In a recent Tax Court decision, Harry H. Falk, and Steven P. Heller, Co-Executors, v. Commissioner of the Internal Revenue, the United States Tax Court ruled that in the case of the Madoff Ponzi scheme, an estate which paid estate tax on Madoff assets which subsequently have become worthless can claim a theft deduction.

James Heller, a New York state decedent, died in January 2008 owning a 99% interest in James Heller Family, LLC (the “LLC”).  The only asset held by the LLC was an account with Bernard L. Madoff Investment Securities, LLC.  In November of 2008, the Executors of Mr. Heller’s estate withdrew some money from the LLC’s Madoff account in order to pay estate taxes and other administrative expenses.  Shortly thereafter, the news of the Madoff Ponzi scheme became public. Suddenly, the LLC’s interest and the estate’s interest in the LLC became worthless.

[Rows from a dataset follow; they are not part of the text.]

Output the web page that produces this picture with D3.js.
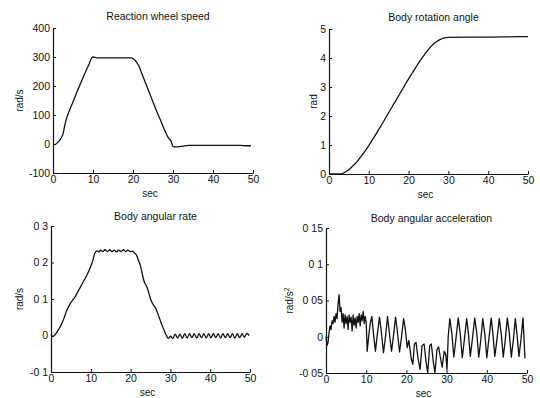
<!DOCTYPE html>
<html>
<head>
<meta charset="utf-8">
<script src="https://cdn.jsdelivr.net/npm/d3@7/dist/d3.min.js"></script>
<style>
  body { margin: 0; background: #fff; }
  text { font-family: "Liberation Sans", Arial, sans-serif; fill: #111; }
</style>
</head>
<body>
<script>
// time axis shared by all four plots
var secTicks = [0, 10, 20, 30, 40, 50];

// Reaction wheel speed [sec, rad/s]
var wheelSpeed = [
  [0, 0], [0.5, -2], [1, 3], [1.5, 10], [2, 20], [2.5, 35], [3, 68], [3.5, 93],
  [4, 112], [5, 145], [6, 180], [7, 212], [8, 245], [9, 275], [9.7, 297], [10, 300],
  [11, 297], [15, 297], [19.5, 297], [20, 295], [20.5, 289], [21, 280], [21.5, 268],
  [22, 250], [23, 215], [24, 180], [25, 145], [26, 110], [27, 78], [28, 45],
  [28.8, 22], [29.5, 10], [30, -8], [31, -10], [32, -8], [34, -5], [40, -5],
  [47, -5], [48, -6], [49.5, -6]
];
var wheelTicks = [-100, 0, 100, 200, 300, 400];
var wheelTickLabels = ["-100", "0", "100", "200", "300", "400"];

// Body rotation angle [sec, rad]
var rotAngle = [
  [0, 0], [3, 0], [4, 0.06], [5, 0.15], [6, 0.28], [7, 0.42], [8, 0.6], [9, 0.78],
  [10, 0.98], [11, 1.2], [12, 1.42], [13, 1.65], [14, 1.88], [15, 2.12], [16, 2.35],
  [17, 2.58], [18, 2.82], [19, 3.05], [20, 3.28], [21, 3.5], [22, 3.72], [23, 3.93],
  [24, 4.12], [25, 4.3], [26, 4.45], [27, 4.56], [28, 4.64], [29, 4.69], [30, 4.71],
  [35, 4.72], [40, 4.72], [45, 4.73], [50, 4.74]
];
var angleTicks = [0, 1, 2, 3, 4, 5];
var angleTickLabels = ["0", "1", "2", "3", "4", "5"];

// Body angular rate [sec, rad/s]
var angRate = [
  [0, 0], [0.5, -0.003], [1, 0.002], [2, 0.018], [3, 0.04], [4, 0.07], [5, 0.09],
  [6, 0.105], [7, 0.125], [8, 0.145], [9, 0.165], [10, 0.19], [10.5, 0.205],
  [11, 0.225], [11.5, 0.232], [12, 0.229], [12.5, 0.234], [13, 0.23], [13.6, 0.235],
  [14.2, 0.23], [14.8, 0.235], [15.3, 0.23], [15.9, 0.234], [16.5, 0.229],
  [17, 0.234], [17.6, 0.23], [18.2, 0.235], [18.8, 0.23], [19.3, 0.234],
  [19.9, 0.23], [20.5, 0.231], [21, 0.226], [21.5, 0.22], [22, 0.205], [22.5, 0.19],
  [23, 0.165], [23.5, 0.145], [24, 0.135], [24.5, 0.12], [25, 0.1], [25.5, 0.088],
  [26, 0.08], [26.5, 0.07], [27, 0.055], [27.5, 0.04], [28, 0.025], [28.5, 0.012],
  [29, 0.0], [29.5, -0.008], [30, -0.002], [30.6, -0.008], [31.2, 0.004],
  [31.8, -0.007], [32.4, 0.004], [33, -0.008], [33.6, 0.005], [34.2, -0.007],
  [34.8, 0.005], [35.4, -0.006], [36, 0.005], [36.6, -0.007], [37.2, 0.005],
  [37.8, -0.006], [38.4, 0.005], [39, -0.007], [39.6, 0.005], [40.2, -0.006],
  [40.8, 0.005], [41.4, -0.006], [42, 0.005], [42.6, -0.007], [43.2, 0.005],
  [43.8, -0.006], [44.4, 0.005], [45, -0.006], [45.6, 0.005], [46.2, -0.007],
  [46.8, 0.005], [47.4, -0.006], [48, 0.005], [48.6, -0.005], [49.2, 0.006],
  [49.8, 0.0]
];
var rateTicks = [-0.1, 0, 0.1, 0.2, 0.3];
var rateTickLabels = ["-0 1", "0", "0 1", "0 2", "0 3"];

// Body angular acceleration [sec, rad/s^2]
var angAccel = [
  [0, 0.0], [0.25, -0.012], [0.5, -0.008], [0.75, 0.005], [1, 0.015], [1.25, 0.01],
  [1.5, 0.022], [1.75, 0.018], [2, 0.028], [2.25, 0.02], [2.5, 0.032], [2.75, 0.025],
  [3, 0.045], [3.25, 0.058], [3.5, 0.035], [3.75, 0.04], [4, 0.02], [4.25, 0.032],
  [4.5, 0.012], [4.75, 0.03], [5, 0.018], [5.25, 0.028], [5.5, 0.01], [5.75, 0.03],
  [6, 0.02], [6.25, 0.027], [6.5, 0.008], [6.75, 0.03], [7, 0.016], [7.25, 0.026],
  [7.5, 0.012], [7.75, 0.028], [8, 0.02], [8.25, 0.032], [8.5, 0.015], [8.75, 0.03],
  [9, 0.022], [9.25, 0.035], [9.5, 0.018], [9.75, 0.028], [10, 0.02], [10.25, -0.02],
  [10.6, 0.0], [11, 0.018], [11.4, 0.028], [11.8, 0.005], [12.3, -0.02], [12.8, 0.005],
  [13.3, 0.027], [13.7, 0.01], [14.3, -0.022], [14.8, 0.0], [15.3, 0.028], [15.7, 0.008],
  [16.3, -0.02], [16.8, 0.002], [17.3, 0.027], [17.7, 0.01], [18.3, -0.021], [18.8, 0.0],
  [19.3, 0.025], [19.7, 0.012], [20.2, -0.015], [20.6, -0.005], [21.2, -0.03],
  [21.6, -0.038], [22, -0.01], [22.4, -0.008], [22.9, -0.03], [23.4, -0.045],
  [23.9, -0.012], [24.4, -0.01], [24.9, -0.035], [25.3, -0.05], [25.8, -0.012],
  [26.2, -0.01], [26.7, -0.035], [27.1, -0.05], [27.6, -0.018], [28, -0.014],
  [28.5, -0.03], [28.9, -0.042], [29.4, -0.02], [29.8, -0.025], [30.1, -0.045],
  [30.4, 0.0], [30.8, 0.025], [31.3, 0.005], [31.8, -0.028], [32.3, -0.004],
  [32.9, 0.026], [33.4, 0.004], [33.9, -0.029], [34.4, -0.005], [35, 0.025],
  [35.4, 0.006], [35.9, -0.027], [36.4, -0.004], [37, 0.026], [37.5, 0.005],
  [38, -0.028], [38.5, -0.005], [39, 0.025], [39.5, 0.004], [40, -0.029],
  [40.5, -0.004], [41.1, 0.026], [41.5, 0.005], [42, -0.027], [42.5, -0.005],
  [43.1, 0.025], [43.6, 0.004], [44.1, -0.028], [44.6, -0.004], [45.1, 0.026],
  [45.6, 0.005], [46.1, -0.028], [46.6, -0.005], [47.1, 0.025], [47.5, 0.004],
  [48, -0.027], [48.5, -0.004], [49, 0.026], [49.5, -0.03]
];
var accelTicks = [-0.05, 0, 0.05, 0.1, 0.15];
var accelTickLabels = ["-0 05", "0", "0 05", "0 1", "0 15"];

var W = 540, H = 398;

var svg = d3.select("body").append("svg")
  .attr("width", W)
  .attr("height", H);

function panel(p) {
  var x = d3.scaleLinear().domain([0, 50]).range([p.left, p.right]);
  var y = d3.scaleLinear().domain(p.domain).range([p.bottom, p.top]);

  var g = svg.append("g");

  var xAxis = d3.axisBottom(x)
    .tickValues(secTicks)
    .tickFormat(function(d) { return String(d); })
    .tickSize(-3).tickSizeOuter(0).tickPadding(3);
  var yAxis = d3.axisLeft(y)
    .tickValues(p.ticks)
    .tickFormat(function(d, i) { return p.labels[i]; })
    .tickSize(-3).tickSizeOuter(0).tickPadding(3);

  var gx = g.append("g")
    .attr("transform", "translate(0," + p.bottom + ")")
    .call(xAxis);
  var gy = g.append("g")
    .attr("transform", "translate(" + p.left + ",0)")
    .call(yAxis);

  [gx, gy].forEach(function(a) {
    a.attr("font-family", null).attr("font-size", 10.5);
    a.select(".domain").attr("stroke", "#111").attr("stroke-width", 1.2);
    a.selectAll(".tick line").attr("stroke", "#111");
  });

  g.append("path")
    .datum(p.data)
    .attr("fill", "none")
    .attr("stroke", "#111")
    .attr("stroke-width", 1.3)
    .attr("stroke-linejoin", "round")
    .attr("d", d3.line()
      .x(function(d) { return x(d[0]); })
      .y(function(d) { return y(d[1]); })
      .curve(p.curve));

  g.append("text")
    .attr("x", (p.left + p.right) / 2 + 5)
    .attr("y", p.titleY)
    .attr("text-anchor", "middle")
    .attr("font-size", 10.5)
    .text(p.title);

  g.append("text")
    .attr("x", (p.left + p.right) / 2 - 3)
    .attr("y", p.bottom + 24)
    .attr("text-anchor", "middle")
    .attr("font-size", 10)
    .text("sec");

  var yl = g.append("text")
    .attr("transform", "translate(" + p.ylabX + "," + (p.top + p.bottom) / 2 + ") rotate(-90)")
    .attr("text-anchor", "middle")
    .attr("font-size", 10)
    .text(p.ylabel);
  if (p.ysup) {
    yl.append("tspan").attr("dy", -4).attr("font-size", 7).text(p.ysup);
  }
}

panel({
  title: "Reaction wheel speed", titleY: 20, ylabel: "rad/s", ylabX: 23,
  left: 53, right: 253, top: 28, bottom: 173,
  domain: [-100, 400], ticks: wheelTicks, labels: wheelTickLabels,
  data: wheelSpeed, curve: d3.curveMonotoneX
});
panel({
  title: "Body rotation angle", titleY: 21, ylabel: "rad", ylabX: 317,
  left: 329, right: 528, top: 29, bottom: 174,
  domain: [0, 5], ticks: angleTicks, labels: angleTickLabels,
  data: rotAngle, curve: d3.curveMonotoneX
});
panel({
  title: "Body angular rate", titleY: 220, ylabel: "rad/s", ylabX: 23,
  left: 51, right: 250, top: 226, bottom: 372,
  domain: [-0.1, 0.3], ticks: rateTicks, labels: rateTickLabels,
  data: angRate, curve: d3.curveMonotoneX
});
panel({
  title: "Body angular acceleration", titleY: 222, ylabel: "rad/s", ysup: "2", ylabX: 293,
  left: 326, right: 527, top: 228, bottom: 373,
  domain: [-0.05, 0.15], ticks: accelTicks, labels: accelTickLabels,
  data: angAccel, curve: d3.curveLinear
});
</script>
</body>
</html>
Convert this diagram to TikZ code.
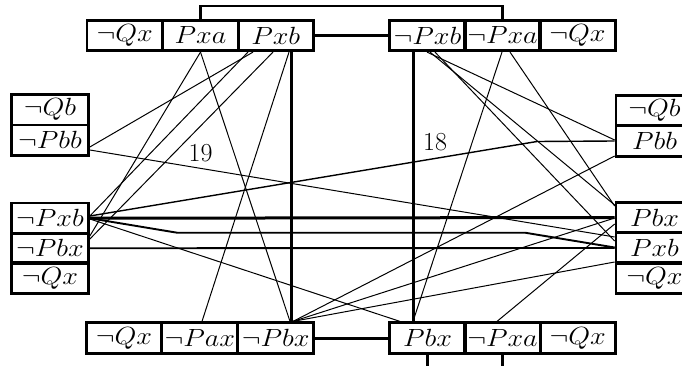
\documentclass[tikz,border=0pt]{standalone}
\usepackage{graphicx}
\usetikzlibrary{calc}
\newcommand{\litx}[1]{\scalebox{1.13}[1]{$#1$}}
\tikzset{
  lit/.style={draw, line width=2.7pt, minimum width=75.5pt, minimum height=30.5pt, inner sep=0pt, font=\fontsize{24.88}{30}\selectfont},
  sidelit/.style={lit, minimum width=77pt},
  wire/.style={line width=1pt},
  midwire/.style={line width=1.9pt},
  heavy/.style={line width=3pt},
  num/.style={font=\fontsize{26}{30}\selectfont, inner sep=0pt}
}
\begin{document}
\begin{tikzpicture}[x=1pt, y=-1pt]
\path[use as bounding box, clip] (0,0) rectangle (682,366);
% top row
\node[lit] (T1) at (124.75,35.5) {\litx{\neg Qx}};
\node[lit] (T2) at (200.5,35.5) {\litx{Pxa}};
\node[lit] (T3) at (275.75,35.5) {\litx{Pxb}};
\node[lit] (T4) at (427.5,35.5) {\litx{\neg Pxb}};
\node[lit] (T5) at (502.5,35.5) {\litx{\neg Pxa}};
\node[lit] (T6) at (577.5,35.5) {\litx{\neg Qx}};
% left column
\node[sidelit] (L1) at (50,109.75) {\litx{\neg Qb}};
\node[sidelit] (L2) at (50,140.25) {\litx{\neg Pbb}};
\node[sidelit] (L3) at (50,218.25) {\litx{\neg Pxb}};
\node[sidelit] (L4) at (50,248.25) {\litx{\neg Pbx}};
\node[sidelit] (L5) at (50,278) {\litx{\neg Qx}};
% right column
\node[sidelit] (R1) at (654.5,110.5) {\litx{\neg Qb}};
\node[sidelit] (R2) at (654.5,141) {\litx{Pbb}};
\node[sidelit] (R3) at (654.5,217.5) {\litx{Pbx}};
\node[sidelit] (R4) at (654.5,248) {\litx{Pxb}};
\node[sidelit] (R5) at (654.5,278) {\litx{\neg Qx}};
% bottom row
\node[lit] (B1) at (124,338) {\litx{\neg Qx}};
\node[lit] (B2) at (199.75,338) {\litx{\neg Pax}};
\node[lit] (B3) at (275.75,338) {\litx{\neg Pbx}};
\node[lit] (B4) at (427.5,338) {\litx{Pbx}};
\node[lit] (B5) at (502.5,338) {\litx{\neg Pxa}};
\node[lit] (B6) at (577.75,338) {\litx{\neg Qx}};
% labels
\node[num] (n19) at (200.5,153) {19};
\node[num] (n18) at (435,142.5) {18};
% helper coordinates
\coordinate (bar) at (0,6);
\coordinate (k1) at (177,232.7);
\coordinate (k2) at (525,232.7);
\coordinate (k3) at (537,141.5);
% top connector and bottom stubs
\draw[line width=2.5pt] (T2.north) -- (T2.north |- bar) -- (T5.north |- bar) -- (T5.north);
\draw[line width=2.2pt] (T3.east) -- (T4.west);
\draw[heavy] (B4.south) -- ++(0,20);
\draw[heavy] (B5.south) -- ++(0,20);
% heavy links
\draw[heavy] ([xshift=15.75pt]T3.south) -- ([xshift=15.75pt]B3.north);
\draw[heavy] ([xshift=-14.5pt]T4.south) -- ([xshift=-14.5pt]B4.north);
\draw[heavy] (B3.east) -- (B4.west);
\draw[heavy] (L3.east) -- (R3.west);
\draw[midwire] (L4.east) -- (R4.west);
\draw[midwire] (L3.east) -- (k1) -- (k2) -- ([yshift=0.5pt]R4.west);
\draw[line width=1.4pt] (R2.west) -- (k3) -- ([yshift=2.25pt]L3.east);
% thin links
\draw[wire] ([yshift=-9.75pt]L2.east) -- ([yshift=11pt]R4.west);
\draw[wire] ([xshift=-22.75pt]T3.south) -- ([yshift=-6.75pt]L2.east);
\draw[wire] ([xshift=-27.75pt]T3.south) -- ([yshift=2.25pt]L3.east);
\draw[wire] ([xshift=-2.75pt]T3.south) -- ([yshift=9.25pt]L4.east);
\draw[wire] (T2.south) -- ([yshift=12.25pt]L4.east);
\draw[wire] (T2.south) -- ([xshift=14.25pt]B3.north);
\draw[wire] ([xshift=13.25pt]T3.south) -- ([xshift=2.25pt]B2.north);
\draw[wire] ([xshift=-0.5pt]T4.south) -- ([yshift=1pt]R2.west);
\draw[wire] ([xshift=2.5pt]T4.south) -- ([yshift=12.5pt]R3.west);
\draw[wire] ([xshift=7.5pt]T4.south) -- ([yshift=7pt]R4.west);
\draw[wire] ([xshift=-0.5pt]T5.south) -- ([xshift=-14.5pt]B4.north);
\draw[wire] ([xshift=7.5pt]T5.south) -- ([yshift=11.5pt]R3.west);
\draw[wire] ([yshift=-0.75pt]L3.east) -- ([xshift=-27.5pt]B4.north);
\draw[wire] ([xshift=17.25pt]B3.north) -- ([yshift=-15pt]R2.west);
\draw[wire] ([xshift=17.25pt]B3.north) -- ([yshift=-0.5pt]R3.west);
\draw[wire] ([xshift=17.25pt]B3.north) -- ([yshift=-14pt]R4.west);
\draw[wire] ([xshift=-5.5pt]B5.north) -- ([yshift=-6.5pt]R3.west);
\end{tikzpicture}
\end{document}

In April 2009, the Executors of the Estate filed an estate tax return which included the decedent’s 99% interest in the LLC – as valued at the date of his death – in his gross estate.  But the estate also claimed a theft loss deduction relating to the Ponzi scheme in an amount equal to the difference between the values of the estate’s interest in the LLC at death and the estate’s share of the amount withdrawn from the LLC’s Madoff account.  The Internal Revenue Service issued a notice of deficiency, claiming the estate was not entitled to the theft loss deduction because the estate did not incur a theft loss.

Internal Revenue Code Section 2054 allows a deduction from the value of a gross estate of “losses incurred during the settlement of estates arising from…theft.”  The Internal Revenue Service argued that the LLC incurred the loss, not the estate, and as such the theft deduction is not appropriate.  However, the Court determined that the loss suffered by the estate related directly to its LLC interest, the worthlessness of which arose from the theft.  The theft extinguished the value of the estate’s LLC interest, thereby diminishing the value of the property available to the decedent’s heirs.  As such, the Court determined a theft deduction appropriate.